**PROBLEM REQUIREMENTS**
Repeat each entry as written and leave the images out of the copy.

** START OF DATA ENTRIES **

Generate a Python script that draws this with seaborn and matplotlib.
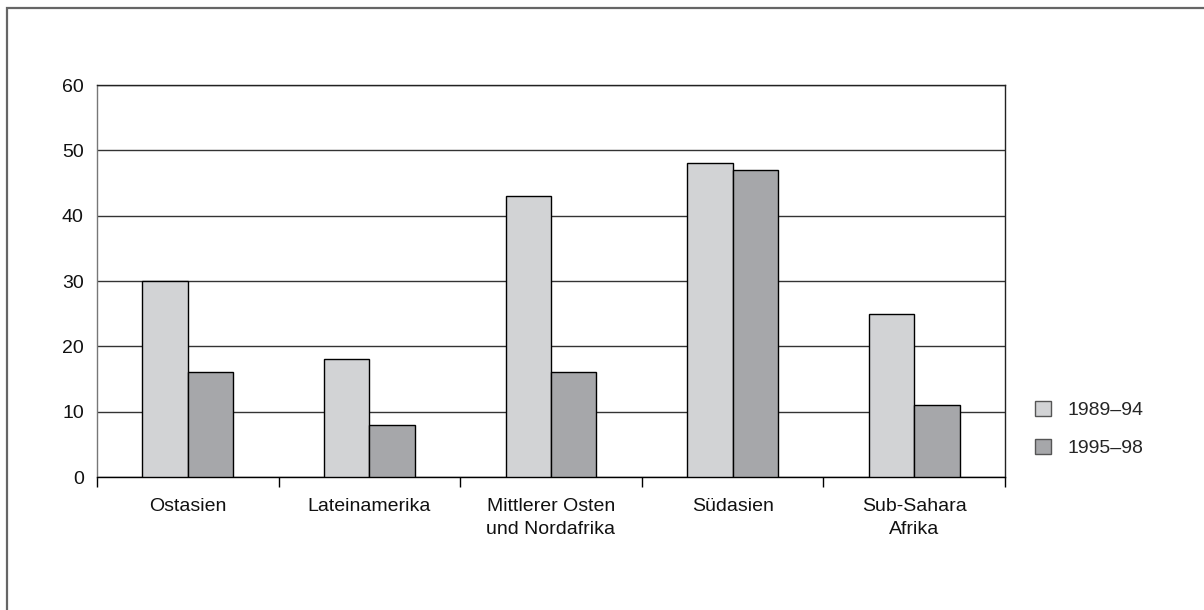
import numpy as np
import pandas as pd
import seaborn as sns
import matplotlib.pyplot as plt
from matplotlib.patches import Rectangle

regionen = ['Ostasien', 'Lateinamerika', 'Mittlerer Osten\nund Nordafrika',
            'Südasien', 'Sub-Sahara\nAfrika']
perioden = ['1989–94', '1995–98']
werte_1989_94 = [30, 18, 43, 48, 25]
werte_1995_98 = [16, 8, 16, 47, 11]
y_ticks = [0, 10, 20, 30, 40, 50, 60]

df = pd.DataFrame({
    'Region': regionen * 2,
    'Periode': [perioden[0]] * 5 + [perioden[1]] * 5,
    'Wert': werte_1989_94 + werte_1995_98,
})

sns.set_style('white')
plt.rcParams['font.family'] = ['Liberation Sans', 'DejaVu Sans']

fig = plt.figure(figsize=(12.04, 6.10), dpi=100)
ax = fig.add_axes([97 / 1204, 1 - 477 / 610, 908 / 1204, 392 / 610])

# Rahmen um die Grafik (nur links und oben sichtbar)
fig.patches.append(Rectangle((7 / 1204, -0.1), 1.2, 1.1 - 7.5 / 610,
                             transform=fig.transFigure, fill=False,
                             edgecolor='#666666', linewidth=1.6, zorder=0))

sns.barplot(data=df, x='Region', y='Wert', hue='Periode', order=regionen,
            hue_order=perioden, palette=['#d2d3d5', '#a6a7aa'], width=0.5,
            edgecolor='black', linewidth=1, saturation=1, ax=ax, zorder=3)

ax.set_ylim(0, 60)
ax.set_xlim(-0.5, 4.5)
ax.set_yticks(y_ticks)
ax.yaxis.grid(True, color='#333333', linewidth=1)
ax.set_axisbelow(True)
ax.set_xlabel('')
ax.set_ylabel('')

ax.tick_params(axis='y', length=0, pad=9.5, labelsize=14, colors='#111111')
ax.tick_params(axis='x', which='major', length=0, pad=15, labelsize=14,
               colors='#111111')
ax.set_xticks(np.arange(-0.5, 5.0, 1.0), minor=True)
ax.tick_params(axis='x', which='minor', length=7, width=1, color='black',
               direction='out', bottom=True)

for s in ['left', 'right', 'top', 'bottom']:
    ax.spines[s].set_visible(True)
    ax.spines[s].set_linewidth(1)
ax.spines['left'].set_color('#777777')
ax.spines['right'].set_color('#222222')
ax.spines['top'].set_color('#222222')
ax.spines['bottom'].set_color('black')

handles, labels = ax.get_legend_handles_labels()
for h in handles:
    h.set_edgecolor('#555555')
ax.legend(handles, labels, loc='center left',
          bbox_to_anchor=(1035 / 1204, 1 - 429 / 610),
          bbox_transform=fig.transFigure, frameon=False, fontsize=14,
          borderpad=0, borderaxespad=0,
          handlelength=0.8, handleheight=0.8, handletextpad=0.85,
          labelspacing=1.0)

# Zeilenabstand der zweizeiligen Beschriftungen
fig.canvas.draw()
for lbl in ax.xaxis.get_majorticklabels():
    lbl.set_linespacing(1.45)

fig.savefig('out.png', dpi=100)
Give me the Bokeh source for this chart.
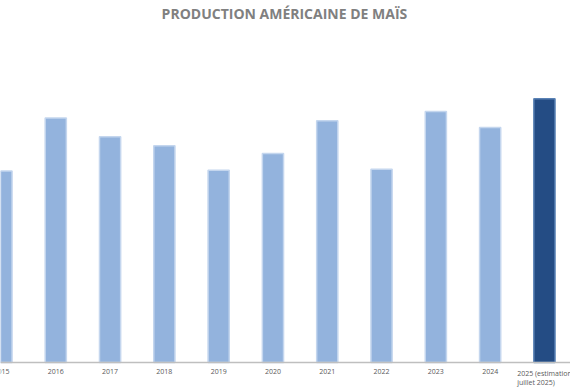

** END OF DATA ENTRIES **

**FINAL ANSWER**
Generate a Python script that draws this with seaborn and matplotlib.
import numpy as np
import pandas as pd
import seaborn as sns
import matplotlib.pyplot as plt
from matplotlib.patches import Rectangle

regionen = ['Ostasien', 'Lateinamerika', 'Mittlerer Osten\nund Nordafrika',
            'Südasien', 'Sub-Sahara\nAfrika']
perioden = ['1989–94', '1995–98']
werte_1989_94 = [30, 18, 43, 48, 25]
werte_1995_98 = [16, 8, 16, 47, 11]
y_ticks = [0, 10, 20, 30, 40, 50, 60]

df = pd.DataFrame({
    'Region': regionen * 2,
    'Periode': [perioden[0]] * 5 + [perioden[1]] * 5,
    'Wert': werte_1989_94 + werte_1995_98,
})

sns.set_style('white')
plt.rcParams['font.family'] = ['Liberation Sans', 'DejaVu Sans']

fig = plt.figure(figsize=(12.04, 6.10), dpi=100)
ax = fig.add_axes([97 / 1204, 1 - 477 / 610, 908 / 1204, 392 / 610])

# Rahmen um die Grafik (nur links und oben sichtbar)
fig.patches.append(Rectangle((7 / 1204, -0.1), 1.2, 1.1 - 7.5 / 610,
                             transform=fig.transFigure, fill=False,
                             edgecolor='#666666', linewidth=1.6, zorder=0))

sns.barplot(data=df, x='Region', y='Wert', hue='Periode', order=regionen,
            hue_order=perioden, palette=['#d2d3d5', '#a6a7aa'], width=0.5,
            edgecolor='black', linewidth=1, saturation=1, ax=ax, zorder=3)

ax.set_ylim(0, 60)
ax.set_xlim(-0.5, 4.5)
ax.set_yticks(y_ticks)
ax.yaxis.grid(True, color='#333333', linewidth=1)
ax.set_axisbelow(True)
ax.set_xlabel('')
ax.set_ylabel('')

ax.tick_params(axis='y', length=0, pad=9.5, labelsize=14, colors='#111111')
ax.tick_params(axis='x', which='major', length=0, pad=15, labelsize=14,
               colors='#111111')
ax.set_xticks(np.arange(-0.5, 5.0, 1.0), minor=True)
ax.tick_params(axis='x', which='minor', length=7, width=1, color='black',
               direction='out', bottom=True)

for s in ['left', 'right', 'top', 'bottom']:
    ax.spines[s].set_visible(True)
    ax.spines[s].set_linewidth(1)
ax.spines['left'].set_color('#777777')
ax.spines['right'].set_color('#222222')
ax.spines['top'].set_color('#222222')
ax.spines['bottom'].set_color('black')

handles, labels = ax.get_legend_handles_labels()
for h in handles:
    h.set_edgecolor('#555555')
ax.legend(handles, labels, loc='center left',
          bbox_to_anchor=(1035 / 1204, 1 - 429 / 610),
          bbox_transform=fig.transFigure, frameon=False, fontsize=14,
          borderpad=0, borderaxespad=0,
          handlelength=0.8, handleheight=0.8, handletextpad=0.85,
          labelspacing=1.0)

# Zeilenabstand der zweizeiligen Beschriftungen
fig.canvas.draw()
for lbl in ax.xaxis.get_majorticklabels():
    lbl.set_linespacing(1.45)

fig.savefig('out.png', dpi=100)
Give me the Bokeh source for this chart.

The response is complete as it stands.